▶ DATA EXTRACT:

-*-*-

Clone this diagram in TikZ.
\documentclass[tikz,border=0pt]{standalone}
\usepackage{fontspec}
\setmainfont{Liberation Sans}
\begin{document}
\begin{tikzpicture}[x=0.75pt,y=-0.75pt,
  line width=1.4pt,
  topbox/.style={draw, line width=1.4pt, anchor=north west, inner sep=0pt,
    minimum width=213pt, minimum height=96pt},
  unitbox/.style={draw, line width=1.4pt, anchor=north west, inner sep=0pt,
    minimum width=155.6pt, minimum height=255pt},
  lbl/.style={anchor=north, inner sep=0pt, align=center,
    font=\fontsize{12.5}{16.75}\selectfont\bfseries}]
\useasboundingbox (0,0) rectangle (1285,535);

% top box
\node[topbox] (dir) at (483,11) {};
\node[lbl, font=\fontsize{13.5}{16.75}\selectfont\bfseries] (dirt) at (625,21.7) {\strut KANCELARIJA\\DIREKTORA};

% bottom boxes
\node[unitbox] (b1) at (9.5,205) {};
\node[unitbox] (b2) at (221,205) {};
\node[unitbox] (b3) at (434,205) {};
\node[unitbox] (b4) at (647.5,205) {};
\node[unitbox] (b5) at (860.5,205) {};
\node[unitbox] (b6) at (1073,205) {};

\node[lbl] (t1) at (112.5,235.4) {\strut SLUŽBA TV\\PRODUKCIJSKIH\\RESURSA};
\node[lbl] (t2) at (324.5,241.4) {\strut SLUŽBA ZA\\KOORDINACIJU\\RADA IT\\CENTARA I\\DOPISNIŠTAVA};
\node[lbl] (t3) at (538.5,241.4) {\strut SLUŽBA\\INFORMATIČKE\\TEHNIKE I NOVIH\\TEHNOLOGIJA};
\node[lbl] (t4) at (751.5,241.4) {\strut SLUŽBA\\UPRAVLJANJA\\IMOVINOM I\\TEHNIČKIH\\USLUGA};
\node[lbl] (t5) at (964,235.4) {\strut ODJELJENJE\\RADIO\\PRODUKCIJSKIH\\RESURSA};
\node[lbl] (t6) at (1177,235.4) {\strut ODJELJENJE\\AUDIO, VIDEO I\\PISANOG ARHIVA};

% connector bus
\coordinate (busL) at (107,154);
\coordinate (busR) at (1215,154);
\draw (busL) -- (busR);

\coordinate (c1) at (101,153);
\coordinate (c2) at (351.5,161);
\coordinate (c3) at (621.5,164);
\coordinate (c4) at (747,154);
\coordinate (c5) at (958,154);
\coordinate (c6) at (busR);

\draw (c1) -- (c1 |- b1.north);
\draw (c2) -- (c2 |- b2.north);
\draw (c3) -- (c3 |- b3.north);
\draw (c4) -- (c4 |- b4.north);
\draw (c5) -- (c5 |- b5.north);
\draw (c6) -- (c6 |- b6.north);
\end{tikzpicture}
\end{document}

-*-*-

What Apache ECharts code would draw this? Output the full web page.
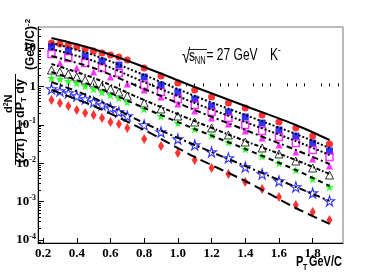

-*-*-

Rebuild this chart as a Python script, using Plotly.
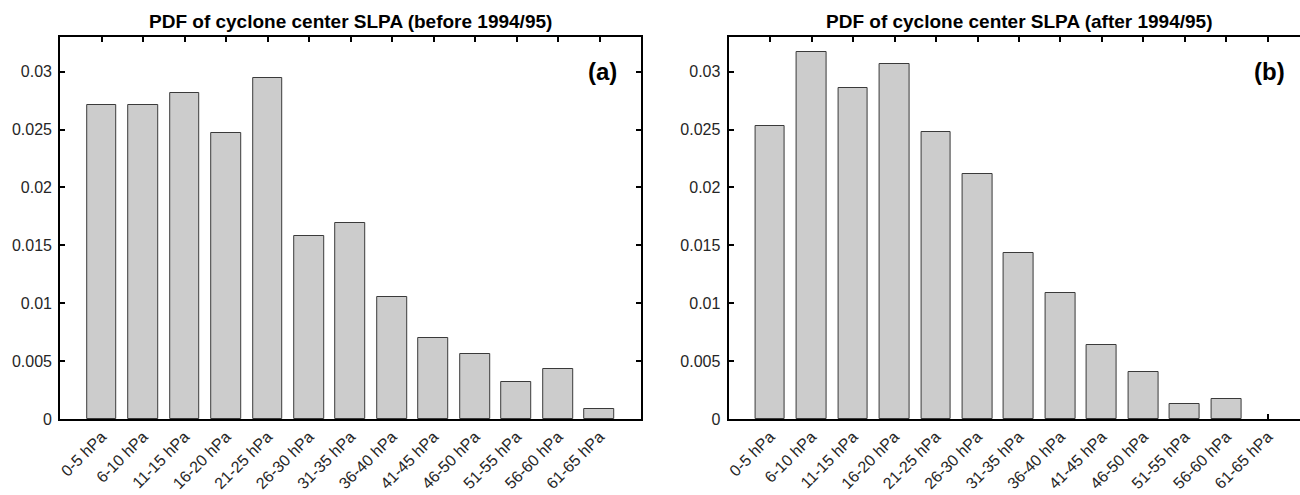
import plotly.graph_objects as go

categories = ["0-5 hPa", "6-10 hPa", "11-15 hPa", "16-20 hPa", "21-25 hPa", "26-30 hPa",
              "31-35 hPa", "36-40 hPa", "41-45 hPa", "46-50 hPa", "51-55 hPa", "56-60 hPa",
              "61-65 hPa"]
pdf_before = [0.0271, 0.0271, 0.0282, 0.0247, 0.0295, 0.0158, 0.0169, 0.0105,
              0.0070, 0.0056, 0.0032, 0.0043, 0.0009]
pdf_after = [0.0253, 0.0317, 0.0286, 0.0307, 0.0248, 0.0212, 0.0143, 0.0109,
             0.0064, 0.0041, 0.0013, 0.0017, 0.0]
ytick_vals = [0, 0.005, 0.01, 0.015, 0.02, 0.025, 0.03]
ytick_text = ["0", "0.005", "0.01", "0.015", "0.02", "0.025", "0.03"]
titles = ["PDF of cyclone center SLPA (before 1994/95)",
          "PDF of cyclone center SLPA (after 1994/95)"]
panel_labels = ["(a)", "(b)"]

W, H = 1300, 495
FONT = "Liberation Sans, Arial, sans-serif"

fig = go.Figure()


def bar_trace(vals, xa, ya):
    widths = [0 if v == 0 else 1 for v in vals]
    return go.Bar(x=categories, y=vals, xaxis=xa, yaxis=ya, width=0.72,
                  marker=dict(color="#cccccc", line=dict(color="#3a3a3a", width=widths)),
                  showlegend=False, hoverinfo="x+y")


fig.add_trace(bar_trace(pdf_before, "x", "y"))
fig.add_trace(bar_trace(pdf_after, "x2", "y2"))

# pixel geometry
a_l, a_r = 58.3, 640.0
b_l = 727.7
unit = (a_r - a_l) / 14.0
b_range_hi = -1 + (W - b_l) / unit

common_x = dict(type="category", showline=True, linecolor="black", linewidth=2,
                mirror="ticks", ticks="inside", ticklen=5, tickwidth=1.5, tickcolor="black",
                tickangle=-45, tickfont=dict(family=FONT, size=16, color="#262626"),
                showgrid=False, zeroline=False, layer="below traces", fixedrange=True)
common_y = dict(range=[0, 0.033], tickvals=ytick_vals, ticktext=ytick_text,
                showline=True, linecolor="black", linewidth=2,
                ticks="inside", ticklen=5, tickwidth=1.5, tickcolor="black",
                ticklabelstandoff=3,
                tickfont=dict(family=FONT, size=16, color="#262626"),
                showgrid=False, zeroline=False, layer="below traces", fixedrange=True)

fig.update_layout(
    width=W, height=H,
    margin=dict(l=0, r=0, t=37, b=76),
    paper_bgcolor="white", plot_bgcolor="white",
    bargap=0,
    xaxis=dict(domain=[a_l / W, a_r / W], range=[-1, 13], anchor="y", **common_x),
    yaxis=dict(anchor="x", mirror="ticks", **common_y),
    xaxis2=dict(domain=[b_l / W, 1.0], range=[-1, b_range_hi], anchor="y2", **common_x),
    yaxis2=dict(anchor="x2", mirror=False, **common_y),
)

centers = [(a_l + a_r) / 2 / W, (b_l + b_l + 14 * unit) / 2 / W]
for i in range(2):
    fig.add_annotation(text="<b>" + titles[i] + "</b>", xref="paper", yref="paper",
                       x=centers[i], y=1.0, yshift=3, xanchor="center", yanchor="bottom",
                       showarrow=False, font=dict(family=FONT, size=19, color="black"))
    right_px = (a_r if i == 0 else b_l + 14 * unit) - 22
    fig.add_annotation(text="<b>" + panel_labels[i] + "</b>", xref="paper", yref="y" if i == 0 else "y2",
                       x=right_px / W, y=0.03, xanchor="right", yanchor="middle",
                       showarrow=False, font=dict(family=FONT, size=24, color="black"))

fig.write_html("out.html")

-*-*-

▶ REQUIRED WORK:
Going through the data above, count the lines where the string "this" appears, and answer with only that number.

▶ THE COMPLETED TASK:
3